■ **RECORD EXTRACTS**
··········
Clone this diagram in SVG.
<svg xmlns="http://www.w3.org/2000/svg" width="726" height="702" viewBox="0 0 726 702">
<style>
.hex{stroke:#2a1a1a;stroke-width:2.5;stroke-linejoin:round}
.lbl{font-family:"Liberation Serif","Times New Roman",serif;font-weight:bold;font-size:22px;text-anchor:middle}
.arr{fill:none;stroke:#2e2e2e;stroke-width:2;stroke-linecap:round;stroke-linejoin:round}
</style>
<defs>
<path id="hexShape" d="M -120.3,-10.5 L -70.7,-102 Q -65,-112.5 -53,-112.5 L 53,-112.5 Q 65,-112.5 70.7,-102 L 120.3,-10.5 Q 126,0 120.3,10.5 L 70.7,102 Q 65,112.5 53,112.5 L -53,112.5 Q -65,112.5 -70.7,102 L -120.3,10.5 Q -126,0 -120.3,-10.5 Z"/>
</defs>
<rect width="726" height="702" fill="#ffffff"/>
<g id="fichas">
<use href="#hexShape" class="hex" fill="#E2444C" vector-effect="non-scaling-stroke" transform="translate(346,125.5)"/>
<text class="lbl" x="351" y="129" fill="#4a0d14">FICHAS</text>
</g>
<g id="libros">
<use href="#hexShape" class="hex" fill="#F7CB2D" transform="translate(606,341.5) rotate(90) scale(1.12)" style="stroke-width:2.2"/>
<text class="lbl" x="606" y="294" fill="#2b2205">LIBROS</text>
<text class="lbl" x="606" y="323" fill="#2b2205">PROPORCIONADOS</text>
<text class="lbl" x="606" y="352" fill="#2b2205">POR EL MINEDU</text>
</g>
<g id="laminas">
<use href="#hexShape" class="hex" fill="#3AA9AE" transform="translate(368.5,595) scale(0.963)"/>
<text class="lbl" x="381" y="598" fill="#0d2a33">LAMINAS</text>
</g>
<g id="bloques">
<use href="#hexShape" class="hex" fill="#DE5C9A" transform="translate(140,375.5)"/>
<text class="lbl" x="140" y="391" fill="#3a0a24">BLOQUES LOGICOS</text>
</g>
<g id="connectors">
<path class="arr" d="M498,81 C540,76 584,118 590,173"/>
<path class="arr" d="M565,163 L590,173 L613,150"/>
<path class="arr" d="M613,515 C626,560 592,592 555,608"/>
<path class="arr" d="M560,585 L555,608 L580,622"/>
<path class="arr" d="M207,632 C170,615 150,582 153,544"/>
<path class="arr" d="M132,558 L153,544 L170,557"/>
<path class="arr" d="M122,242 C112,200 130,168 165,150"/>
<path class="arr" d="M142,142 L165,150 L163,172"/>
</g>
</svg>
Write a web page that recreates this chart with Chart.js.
··········
■ **EXERCISE DETAILS**
Extract the full listing above without altering anything.

■ **EXERCISE OUTPUT**
Clone this diagram in SVG.
<svg xmlns="http://www.w3.org/2000/svg" width="726" height="702" viewBox="0 0 726 702">
<style>
.hex{stroke:#2a1a1a;stroke-width:2.5;stroke-linejoin:round}
.lbl{font-family:"Liberation Serif","Times New Roman",serif;font-weight:bold;font-size:22px;text-anchor:middle}
.arr{fill:none;stroke:#2e2e2e;stroke-width:2;stroke-linecap:round;stroke-linejoin:round}
</style>
<defs>
<path id="hexShape" d="M -120.3,-10.5 L -70.7,-102 Q -65,-112.5 -53,-112.5 L 53,-112.5 Q 65,-112.5 70.7,-102 L 120.3,-10.5 Q 126,0 120.3,10.5 L 70.7,102 Q 65,112.5 53,112.5 L -53,112.5 Q -65,112.5 -70.7,102 L -120.3,10.5 Q -126,0 -120.3,-10.5 Z"/>
</defs>
<rect width="726" height="702" fill="#ffffff"/>
<g id="fichas">
<use href="#hexShape" class="hex" fill="#E2444C" vector-effect="non-scaling-stroke" transform="translate(346,125.5)"/>
<text class="lbl" x="351" y="129" fill="#4a0d14">FICHAS</text>
</g>
<g id="libros">
<use href="#hexShape" class="hex" fill="#F7CB2D" transform="translate(606,341.5) rotate(90) scale(1.12)" style="stroke-width:2.2"/>
<text class="lbl" x="606" y="294" fill="#2b2205">LIBROS</text>
<text class="lbl" x="606" y="323" fill="#2b2205">PROPORCIONADOS</text>
<text class="lbl" x="606" y="352" fill="#2b2205">POR EL MINEDU</text>
</g>
<g id="laminas">
<use href="#hexShape" class="hex" fill="#3AA9AE" transform="translate(368.5,595) scale(0.963)"/>
<text class="lbl" x="381" y="598" fill="#0d2a33">LAMINAS</text>
</g>
<g id="bloques">
<use href="#hexShape" class="hex" fill="#DE5C9A" transform="translate(140,375.5)"/>
<text class="lbl" x="140" y="391" fill="#3a0a24">BLOQUES LOGICOS</text>
</g>
<g id="connectors">
<path class="arr" d="M498,81 C540,76 584,118 590,173"/>
<path class="arr" d="M565,163 L590,173 L613,150"/>
<path class="arr" d="M613,515 C626,560 592,592 555,608"/>
<path class="arr" d="M560,585 L555,608 L580,622"/>
<path class="arr" d="M207,632 C170,615 150,582 153,544"/>
<path class="arr" d="M132,558 L153,544 L170,557"/>
<path class="arr" d="M122,242 C112,200 130,168 165,150"/>
<path class="arr" d="M142,142 L165,150 L163,172"/>
</g>
</svg>
Write a web page that recreates this chart with Chart.js.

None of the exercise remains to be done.